There is not one single battery that is suited for all applications or weather conditions. Instead an evaluation will help determine the battery that is best suited for the site conditions and application. Consult with Caprica Solar to ensure your system’s integrity and the safety of those who operate them.

Gel vs. AGM vs. Wet Cell Batteries

 

One of the most important decisions when designing a stand-alone power system is deciding the best battery for the application. Gathering information about the site’s maximum summer and lowest winter temperatures, the duration of extreme conditions, accurate load and duty-cycle information, and charge and discharge cycles are all key factors in battery selection.

Failure to make the right decision based on area classifications, power cycle life, maximum environmental temperatures, and maximum low temperatures are all factors that can lead to safety issues, the early death of a battery, and the unexpected failure/loss of control, measurement, communications, or UPS systems. Be sure to consult a specially trained technician to design stand-alone power systems using the following information as a guide.

Gel Cell, Absorbed Glass Mat (AGM), and Wet Cell are various versions of lead acid batteries. The Wet comes in two styles: serviceable, and maintenance free. Gel Cell and the AGM batteries are specialty batteries that typically cost twice as much as a premium Wet Cell battery. However, Gel cell and AGM batteries do not tend to sulfate or degrade as easily as Wet Cell. As a result, there is little chance of a hydrogen gas explosion, or corrosion of electrical components and wiring in close proximity when using these batteries. In most cases AGM batteries will give longer life span and greater cycle life than a Wet Cell battery.

What is the difference between Gel Cell and “(AGM)” Absorbed Electrolyte batteries?
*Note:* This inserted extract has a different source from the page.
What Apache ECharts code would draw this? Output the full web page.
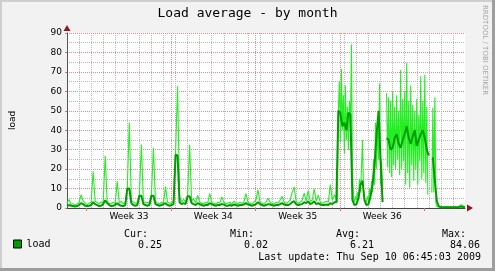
<!DOCTYPE html>
<html><head><meta charset="utf-8">
<script src="https://cdn.jsdelivr.net/npm/echarts@6/dist/echarts.min.js"></script>
<style>html,body{margin:0;padding:0;background:#f2f2f2}#c{width:495px;height:271px}</style>
</head><body><div id="c"></div>
<script>
// ---------------- data ----------------
const chartTitle = 'Load average - by month';
const yAxisName = 'load';
const seriesName = 'load';
const weekLabels = ['Week 33', 'Week 34', 'Week 35', 'Week 36'];
const weekStartDays = [0, 7, 14, 21, 28];      // Mondays (days since Mon Aug 10 2009)
const yMin = 0, yMax = 90, yStep = 10;
const axisMinDay = -1.63, axisMaxDay = 31.37;   // time span on the x axis (days)

// raw load (bright green), three sample blocks
const rawQuietStart = -1.63, rawQuietStep = 1 / 6;   // 4-hour samples
const rawQuiet = [
  2.5,4.3,1.8,2.2,1.5,2.0,2.8,6.8,3.7,2.5,
  1.8,2.5,3.0,18.8,3.5,2.8,2.0,3.2,2.5,26.9,
  3.0,2.5,2.0,3.0,2.2,13.7,2.5,3.5,2.0,2.8,
  10.5,44,4.0,3.0,2.5,2.5,7.0,32.7,3.5,2.5,
  3.0,2.2,7.0,31,3.5,2.5,2.0,3.0,2.5,11,
  3.0,2.5,2.5,3.5,28,62.6,6,3.0,4.5,3.0,
  6.5,32.5,3.5,4.8,2.5,6.5,3.0,2.5,2.2,3.0,
  2.5,7.4,3.0,2.5,2.0,3.0,2.5,5.7,3.0,2.2,
  2.5,3.0,2.0,3.5,2.5,2.2,3.0,2.5,3.0,7.4,
  3.0,2.5,2.0,3.0,4.0,9.4,3.0,2.5,2.0,3.0,
  5.0,3.0,2.5,2.0,3.0,2.5,4.0,6.0,3.0,2.5,
  3.0,4.0,8.0,10.8,3.5,2.5,3.0,4.0,7.7,3.5,
  9.0,3.5,4.0,9.9,3.5,6.6,3.0,2.5,3.0,3.5,
  3.0,12,4.0,6.8
];
const rawBusyStart = 20.7033, rawBusyStep = 1 / 12;   // 2-hour samples
const rawBusy = [
  5,3,50,65,34,71.5,40,58,28,63,
  35,52,30,55,40,84.06,20,5,3,6,
  4,8,5,15,8,20,35,10,4,2,
  3,6,3,10,5,14,8,25,12,44,
  20,44,25,64,12,24,5,null,null,null,
  59,21,57,18,55,16,60,22,52,20,
  58,25,50,17,71,20,56,24,60,12,
  74.6,18,55,10.4,63,22,53,14,50,20,
  56,12,48,24,67.7,15,55,18,68.5,13,
  52,6.8,null,null,null,8,51.5,8,57,3,
  0.8,0.6,0.5,0.7,0.5
];
const rawTailStart = 29.5367, rawTailStep = 1 / 6;    // 4-hour samples
const rawTail = [0.6,0.5,0.7,0.5,0.6,0.5,0.7,0.5,0.6,1.7,1.2,0.5];

// smoothed load (dark green), 4-hour samples
const trendStart = -1.63, trendStep = 1 / 6;
const loadTrend = [
  1.0,1.5,1.2,1.0,0.8,1.0,1.5,2.5,2.0,1.2,
  1.0,1.2,1.5,3.0,2.0,1.5,1.0,1.2,2.0,4.0,
  2.5,1.5,1.0,1.2,1.5,2.5,1.5,1.2,1.0,1.5,
  10,10,2.5,1.5,1.2,1.5,6.3,6.3,2.0,1.5,
  1.2,1.5,6.3,6.3,2.0,1.5,1.2,1.5,2.0,2.5,
  1.5,1.2,1.5,2.0,27.4,27,3.0,2.0,2.5,2.0,
  6,6,2.5,2.0,1.5,2.5,2.0,1.5,1.2,1.5,
  1.5,2.5,2.0,1.5,1.2,1.5,1.5,2.0,1.8,1.2,
  1.2,1.5,1.2,1.8,1.5,1.2,1.5,1.5,1.8,2.5,
  1.8,1.5,1.2,1.5,2.0,3.0,2.0,1.5,1.2,1.5,
  2.0,1.8,1.5,1.2,1.5,1.5,2.0,2.5,1.8,1.5,
  1.5,2.0,3.0,3.5,2.0,1.5,1.8,2.0,3.0,2.5,
  3.5,2.0,2.5,3.5,2.0,2.5,1.8,1.5,1.5,1.8,
  1.5,2.5,2.0,3.0,3.0,50,49,42,44,40,
  49,48,4,1.5,2,5,12,14,4,1.5,
  2,6,12,22,38,50,25,3,null,36,
  35,30,31,36,38,33,31,35,38,42,
  36,33,37,40,32,35,38,40,36,30,
  27,null,26,14,3.4,0.8,0.5,0.4,0.4,0.4,
  0.4,0.4,0.4,0.4,0.4,0.5,0.8,0.5,0.3
];
const statNames = ['Cur:', 'Min:', 'Avg:', 'Max:'];
const statValues = ['0.25', '0.02', '6.21', '84.06'];
const lastUpdate = 'Last update: Thu Sep 10 06:45:03 2009';
const sideNote = 'RRDTOOL / TOBI OETIKER';

// ---------------- chart ----------------
const chart = echarts.init(document.getElementById('c'), null, {renderer: 'canvas'});
const toPairs = (arr, start, step) => arr.map((v, i) => [start + i * step, v]);
const rawPairs = toPairs(rawQuiet, rawQuietStart, rawQuietStep)
  .concat(toPairs(rawBusy, rawBusyStart, rawBusyStep))
  .concat(toPairs(rawTail, rawTailStart, rawTailStep));
const trendPairs = toPairs(loadTrend, trendStart, trendStep);

const majorCol = '#e58c8c', minorCol = '#b8b8b8';
const dash = [1, 1];
const mono = '"DejaVu Sans Mono", monospace';

const statNameX = [148, 254, 360, 466];
const statValX = [162, 268, 374, 480];
const graphic = [
  {type: 'rect', shape: {x: 0, y: 0, width: 495, height: 2}, style: {fill: '#cfcfcf'}},
  {type: 'rect', shape: {x: 0, y: 0, width: 2, height: 271}, style: {fill: '#cfcfcf'}},
  {type: 'rect', shape: {x: 492, y: 0, width: 3, height: 271}, style: {fill: '#9e9e9e'}},
  {type: 'rect', shape: {x: 0, y: 268, width: 495, height: 3}, style: {fill: '#9e9e9e'}},
  {type: 'text', x: 484.5, y: 5, rotation: -Math.PI / 2,
   style: {text: sideNote, font: '7px "DejaVu Sans"', fill: '#a5a5a5', align: 'left', verticalAlign: 'middle'}},
  {type: 'text', x: 481, y: 257.5,
   style: {text: lastUpdate, font: '10px ' + mono, fill: '#000', align: 'right', verticalAlign: 'middle'}}
];
statNames.forEach((n, k) => {
  graphic.push({type: 'text', x: statNameX[k], y: 234,
    style: {text: n, font: '10px ' + mono, fill: '#000', align: 'right', verticalAlign: 'middle'}});
  graphic.push({type: 'text', x: statValX[k], y: 245.5,
    style: {text: statValues[k], font: '10px ' + mono, fill: '#000', align: 'right', verticalAlign: 'middle'}});
});

const option = {
  animation: false,
  backgroundColor: '#f2f2f2',
  textStyle: {fontFamily: '"DejaVu Sans", sans-serif'},
  title: {text: chartTitle, left: 'center', top: 7, padding: 0,
    textStyle: {fontFamily: mono, fontSize: 13, fontWeight: 'normal', color: '#000'}},
  legend: {data: [seriesName], left: 13, top: 239, padding: 0, icon: 'rect', itemWidth: 8, itemHeight: 8,
    itemStyle: {borderColor: '#000', borderWidth: 1},
    textStyle: {fontFamily: mono, fontSize: 10, color: '#000'}},
  grid: {left: 65, top: 33, right: 30, bottom: 63, show: true, backgroundColor: '#fff', borderWidth: 0},
  xAxis: [
    {type: 'value', position: 'bottom', min: axisMinDay, max: axisMaxDay, interval: 1,
      axisLine: {show: true, onZero: false, lineStyle: {color: '#444', width: 1}},
      axisTick: {show: false}, axisLabel: {show: false},
      splitLine: {show: true, showMinLine: false, showMaxLine: false, lineStyle: {color: minorCol, type: dash}}},
    {type: 'value', position: 'bottom', min: axisMinDay, max: axisMaxDay, interval: 7,
      axisLine: {show: true, onZero: false, symbol: ['none', 'triangle'], symbolSize: [7, 6], symbolOffset: [0, 5],
        lineStyle: {color: '#8b1a1a', width: 0}},
      axisTick: {show: true, customValues: weekStartDays, length: 3, lineStyle: {color: '#e07070'}},
      axisLabel: {show: true, customValues: weekStartDays.slice(0, weekLabels.length).map(d => d + 3.5),
        formatter: v => weekLabels[Math.round((v - 3.5) / 7)] || '', fontSize: 9, color: '#000', margin: 4},
      splitLine: {show: true, showMinLine: false, showMaxLine: false, lineStyle: {color: majorCol, type: dash}}}
  ],
  yAxis: [
    {type: 'value', position: 'left', min: yMin, max: yMax, interval: yStep,
      name: yAxisName, nameLocation: 'middle', nameGap: 50, nameRotate: 90,
      nameTextStyle: {fontSize: 9, color: '#000'},
      axisLine: {show: true, onZero: false, lineStyle: {color: '#555'}},
      axisTick: {show: true, length: 2, lineStyle: {color: '#e07070'}},
      axisLabel: {fontSize: 9, color: '#000', margin: 5},
      splitLine: {show: true, lineStyle: {color: majorCol, type: dash}},
      minorTick: {show: false, splitNumber: 2},
      minorSplitLine: {show: true, lineStyle: {color: minorCol, type: dash}}},
    {type: 'value', position: 'left', min: yMin, max: yMax, interval: yStep,
      axisLine: {show: true, onZero: false, symbol: ['none', 'triangle'], symbolSize: [7, 6], symbolOffset: [0, 5],
        lineStyle: {color: '#8b1a1a', width: 0}},
      axisTick: {show: false}, axisLabel: {show: false}, splitLine: {show: false}}
  ],
  series: [
    {name: 'raw', type: 'line', xAxisIndex: 0, yAxisIndex: 0, data: rawPairs,
      symbol: 'none', showSymbol: false, connectNulls: false,
      lineStyle: {color: '#22ee22', width: 1.1}, itemStyle: {color: '#22ee22'}, z: 2},
    {name: seriesName, type: 'line', xAxisIndex: 0, yAxisIndex: 0, data: trendPairs,
      symbol: 'none', showSymbol: false, connectNulls: false,
      lineStyle: {color: '#009c00', width: 2}, itemStyle: {color: '#009c00'}, z: 3}
  ],
  graphic: graphic
};
chart.setOption(option);
</script></body></html>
AGM batteries are typically good deep cycle batteries and they deliver their best life performance if recharged before the battery drops below the 50 percent discharge rate. These batteries typically have a shorter life cycle than Gel Cell batteries (as much as ½). They are often best used in applications requiring higher charge and discharge currents such as those in a UPS backup power system.

The recharge voltages of Gel Cells are lower than the other styles of lead acid battery. Gel Cell batteries are best used in very deep cycle application and may last a bit longer in hot weather conditions. The selection of battery chargers with Gel Cell batteries is critical because using an incorrect battery charger with a Gel Cell battery will cause poor performance and premature battery failure.

What is the difference between Gel Cell/AGM and traditional Wet Cell batteries?

Wet Cells contain liquid electrolyte that can spill if tipped or punctured, causing corrosion to affected areas. Therefore, they are not air transportable without special containers. They cannot be shipped via UPS or Parcel Post, and should not be used near sensitive electronic equipment. They can only be installed “upright.”

Can Gel Cells be installed in sealed battery boxes?

NO! Never install any type of battery in a completely sealed container. Although the normal gasses (oxygen and hydrogen) produced in a Gel Cell battery will recombined and not escape, oxygen and hydrogen can escape from the battery in an overcharged condition (as is typical in any type battery).

For safety’s sake, these potentially explosive gasses must be allowed to vent to the atmosphere and must never be trapped in a sealed battery box or tightly enclosed space.